Establecerse. O al menos poder permanecer un día entero en el mismo lugar, sin sentirse expulsado. Sólo eso desea Alejandro. Tener una pequeña parcela de tiempo que sea realmente suyo. Para volver a mirar el cielo.
Pero no. El protagonista de Casa propia no hace más que ir y venir en un vagabundeo forzoso y cada día más amargo. Alejandro (Gustavo Almada, preciso en todo) tiene cuarenta y pocos años. Vive en Córdoba, con su madre, que está enferma y genera conflictos a cada minuto. Trabaja como profesor en un colegio secundario. A veces duerme con una novia que no termina de integrarlo en su intimidad. Tiene un gran amigo que está por irse a España. Quiere empezar a alquilar un departamento, pero salir a buscar opciones implica chocar con las obscenas arbitrariedades del mercado inmobiliario. Esta es la historia de un personaje de ficción y es también la historia del presente agotador de un país llamado Argentina. Alejandro no puede hacer pie, aunque lo intente. Y no hay nada más agotador que flotar cuando no se perciben orillas ni tampoco un fondo al que se pueda llegar para después remontar. El protagonista viaja encapsulado en el colectivo y de repente toda la ciudad parece transformarse en una gigantesca pecera. Aunque no veamos el agua, la sentimos como una amenaza certera a través los efectos sonoros de la película. Son demasiadas las frustraciones acumuladas. Algo está por desbordar.
“Creo en los desafíos formales, porque es infinita la posibilidad que ofrece que el cine de combinar planos con sonidos”, señaló el realizador Rosendo Ruiz cuando Casa propia se proyectó en el último Bafici.
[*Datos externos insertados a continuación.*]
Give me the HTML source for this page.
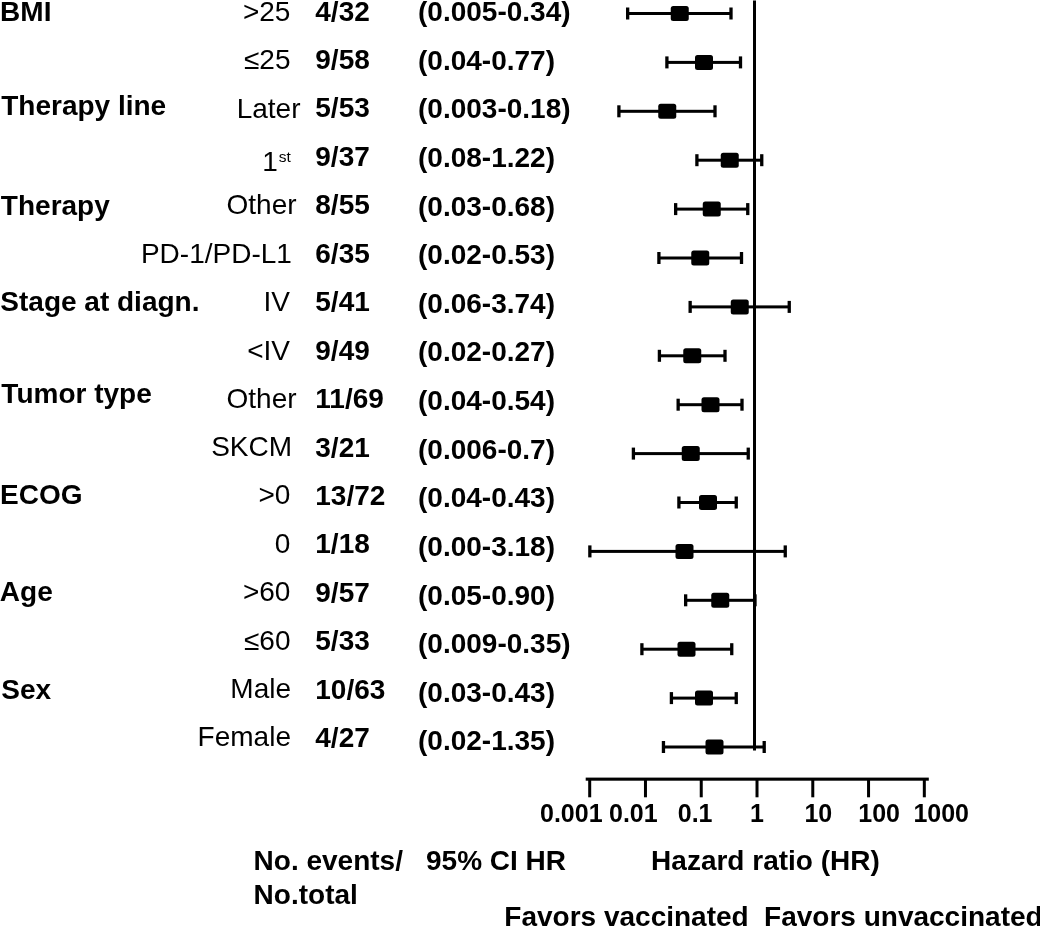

La película está concebida desde el riesgo y resulta especialmente estimulante por las modulaciones que el director se anima a ensayar en la enunciación del film. El relato comienza con un plano general que muestra a un grupo de adolescentes que escuchan música y toman fernet en la calle. Una chica del grupo llama la atención por lo bien que hace jueguito con una pelota de fútbol. Todo sucede dentro de un sereno plano-secuencia que, aparentemente, nos invita a observar el conjunto sin manipulaciones. Sin embargo, no será la chica de la pelota ni sus amigos los protagonistas del relato, sino un señor que pasa detrás de ellos y se detiene para golpear la puerta de una casa, a los gritos. Esa bifurcación perceptiva, que nos obliga a relocalizarnos inmediatamente en el espacio diegético, sugiere una estrategia inteligente: en una película signada por los continuos desalojos (físicos y simbólicos), el primer sujeto desplazado es el propio espectador.
Ni siquiera podemos refugiarnos en este plano inicial del frente de la casa como un típico plano de establecimiento que nos guíe en la acción por venir. Porque el personaje pronto se va del lugar, sin activar una lógica exterior-interior en la construcción espacial de la escena. De hecho, no habrá otros planos similares en el resto del film. La perplejidad se propaga. Algo se desacomoda. Un simple corte seco hace que la escuela se fusione imperceptiblemente con el hospital, o un truco visual revela que un impecable departamento a estrenar no era más que una maqueta en una clase de ciencias. Las reglas con las que el cine clásico agasajaba la orientación del espectador carecen de sentido en una historia en donde los espacios se confunden, se fragmentan, se tornan hostiles. Hasta la música perturba con su inesperada prepotencia épica, como si quisiera secuestrar al protagonista para llevárselo exiliado a otra película, una que le regale peripecias dignas de un héroe triunfal (en esta línea uno recuerda algunas búsquedas de Hong Sang-soo en la reciente The Day After, por ejemplo). Ruiz se permite tantear diversos recursos enunciativos en el film, pero esa matriz autoconsciente no complica en absoluto la conexión con los personajes. Al contrario: la película consigue adherirse poderosamente a la realidad de los vínculos, incluso allí donde el artificio se vuelve evidente. Será porque la angustia que emana de la historia resulta demasiado cercana a cualquiera de nosotros.
Casa propia es el mejor trabajo del director hasta el momento. La película sorprende porque es impredecible en su estilo, cualidad que sólo puede funcionar como virtud cuando es el propio cineasta el que se niega a afincarse en un único espacio a la hora de crear. Un artista verdaderamente inquieto no va a encontrar nunca una residencia que sea la definitiva.